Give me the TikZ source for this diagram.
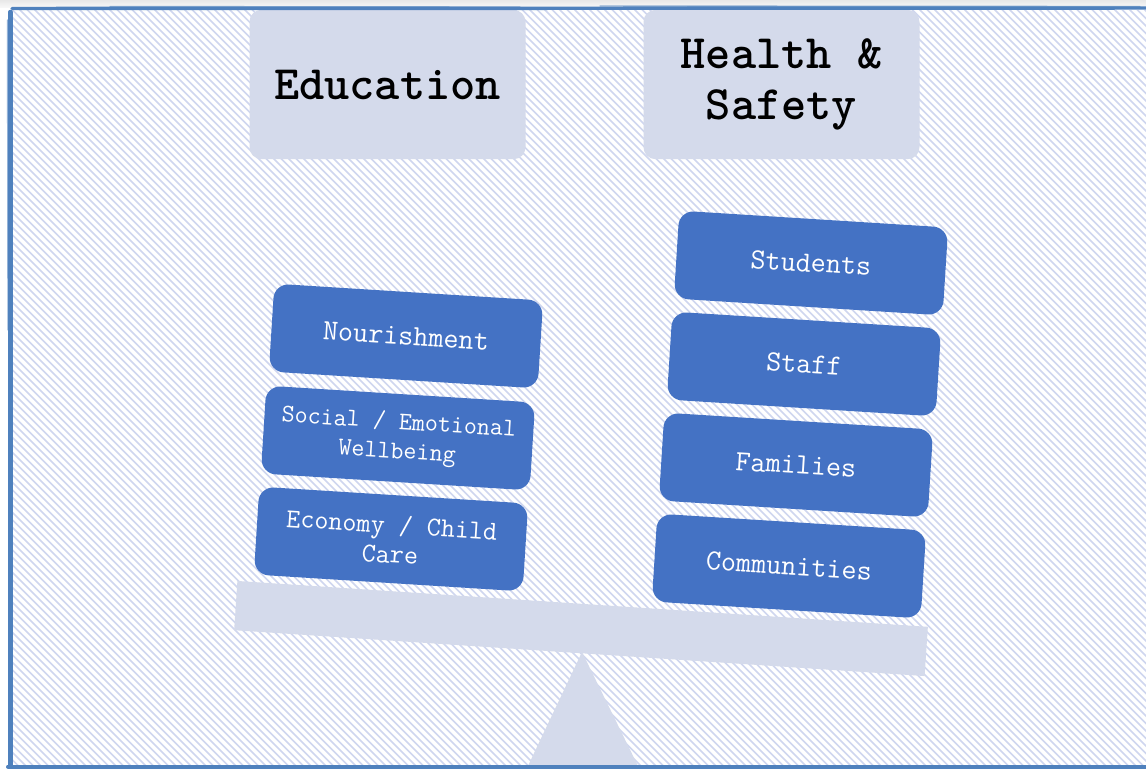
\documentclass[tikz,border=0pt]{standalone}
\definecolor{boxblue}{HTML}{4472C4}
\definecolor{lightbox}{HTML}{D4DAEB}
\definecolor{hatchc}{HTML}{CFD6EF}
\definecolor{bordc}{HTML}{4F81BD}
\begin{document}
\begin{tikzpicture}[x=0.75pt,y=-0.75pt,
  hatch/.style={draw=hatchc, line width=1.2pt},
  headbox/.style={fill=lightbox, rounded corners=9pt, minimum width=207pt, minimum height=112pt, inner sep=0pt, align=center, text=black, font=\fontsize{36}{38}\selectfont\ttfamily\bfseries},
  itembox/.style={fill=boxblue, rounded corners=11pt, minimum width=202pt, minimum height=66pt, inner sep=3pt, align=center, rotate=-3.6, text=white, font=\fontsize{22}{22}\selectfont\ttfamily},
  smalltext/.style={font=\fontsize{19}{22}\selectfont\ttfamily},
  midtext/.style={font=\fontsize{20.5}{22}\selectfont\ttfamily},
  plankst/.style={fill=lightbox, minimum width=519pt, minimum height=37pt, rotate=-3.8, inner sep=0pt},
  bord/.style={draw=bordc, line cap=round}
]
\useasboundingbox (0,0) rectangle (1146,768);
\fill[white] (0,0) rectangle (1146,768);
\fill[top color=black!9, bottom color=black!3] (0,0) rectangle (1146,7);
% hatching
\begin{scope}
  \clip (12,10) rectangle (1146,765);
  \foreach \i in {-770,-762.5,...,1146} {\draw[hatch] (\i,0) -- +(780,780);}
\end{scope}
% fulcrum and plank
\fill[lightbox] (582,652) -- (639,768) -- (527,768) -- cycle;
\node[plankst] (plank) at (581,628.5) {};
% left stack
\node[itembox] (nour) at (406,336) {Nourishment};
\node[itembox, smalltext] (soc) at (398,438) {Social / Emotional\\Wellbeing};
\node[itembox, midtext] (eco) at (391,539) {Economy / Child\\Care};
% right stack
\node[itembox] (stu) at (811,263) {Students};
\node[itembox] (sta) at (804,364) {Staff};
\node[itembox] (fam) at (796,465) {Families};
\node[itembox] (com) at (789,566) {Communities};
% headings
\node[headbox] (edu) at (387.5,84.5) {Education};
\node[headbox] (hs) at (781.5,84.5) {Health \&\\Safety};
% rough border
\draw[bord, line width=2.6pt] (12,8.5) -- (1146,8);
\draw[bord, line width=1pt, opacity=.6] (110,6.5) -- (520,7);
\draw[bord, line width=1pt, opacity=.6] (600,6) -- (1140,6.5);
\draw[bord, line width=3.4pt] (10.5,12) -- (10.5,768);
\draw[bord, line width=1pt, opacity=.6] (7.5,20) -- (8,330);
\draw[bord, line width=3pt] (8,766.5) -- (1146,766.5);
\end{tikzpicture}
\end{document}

============

WHAT THE TASK REQUIRES: Without the pictures, write out the whole listing above exactly as it appears.

RIGHT ANSWER:
Give me the TikZ source for this diagram.
\documentclass[tikz,border=0pt]{standalone}
\definecolor{boxblue}{HTML}{4472C4}
\definecolor{lightbox}{HTML}{D4DAEB}
\definecolor{hatchc}{HTML}{CFD6EF}
\definecolor{bordc}{HTML}{4F81BD}
\begin{document}
\begin{tikzpicture}[x=0.75pt,y=-0.75pt,
  hatch/.style={draw=hatchc, line width=1.2pt},
  headbox/.style={fill=lightbox, rounded corners=9pt, minimum width=207pt, minimum height=112pt, inner sep=0pt, align=center, text=black, font=\fontsize{36}{38}\selectfont\ttfamily\bfseries},
  itembox/.style={fill=boxblue, rounded corners=11pt, minimum width=202pt, minimum height=66pt, inner sep=3pt, align=center, rotate=-3.6, text=white, font=\fontsize{22}{22}\selectfont\ttfamily},
  smalltext/.style={font=\fontsize{19}{22}\selectfont\ttfamily},
  midtext/.style={font=\fontsize{20.5}{22}\selectfont\ttfamily},
  plankst/.style={fill=lightbox, minimum width=519pt, minimum height=37pt, rotate=-3.8, inner sep=0pt},
  bord/.style={draw=bordc, line cap=round}
]
\useasboundingbox (0,0) rectangle (1146,768);
\fill[white] (0,0) rectangle (1146,768);
\fill[top color=black!9, bottom color=black!3] (0,0) rectangle (1146,7);
% hatching
\begin{scope}
  \clip (12,10) rectangle (1146,765);
  \foreach \i in {-770,-762.5,...,1146} {\draw[hatch] (\i,0) -- +(780,780);}
\end{scope}
% fulcrum and plank
\fill[lightbox] (582,652) -- (639,768) -- (527,768) -- cycle;
\node[plankst] (plank) at (581,628.5) {};
% left stack
\node[itembox] (nour) at (406,336) {Nourishment};
\node[itembox, smalltext] (soc) at (398,438) {Social / Emotional\\Wellbeing};
\node[itembox, midtext] (eco) at (391,539) {Economy / Child\\Care};
% right stack
\node[itembox] (stu) at (811,263) {Students};
\node[itembox] (sta) at (804,364) {Staff};
\node[itembox] (fam) at (796,465) {Families};
\node[itembox] (com) at (789,566) {Communities};
% headings
\node[headbox] (edu) at (387.5,84.5) {Education};
\node[headbox] (hs) at (781.5,84.5) {Health \&\\Safety};
% rough border
\draw[bord, line width=2.6pt] (12,8.5) -- (1146,8);
\draw[bord, line width=1pt, opacity=.6] (110,6.5) -- (520,7);
\draw[bord, line width=1pt, opacity=.6] (600,6) -- (1140,6.5);
\draw[bord, line width=3.4pt] (10.5,12) -- (10.5,768);
\draw[bord, line width=1pt, opacity=.6] (7.5,20) -- (8,330);
\draw[bord, line width=3pt] (8,766.5) -- (1146,766.5);
\end{tikzpicture}
\end{document}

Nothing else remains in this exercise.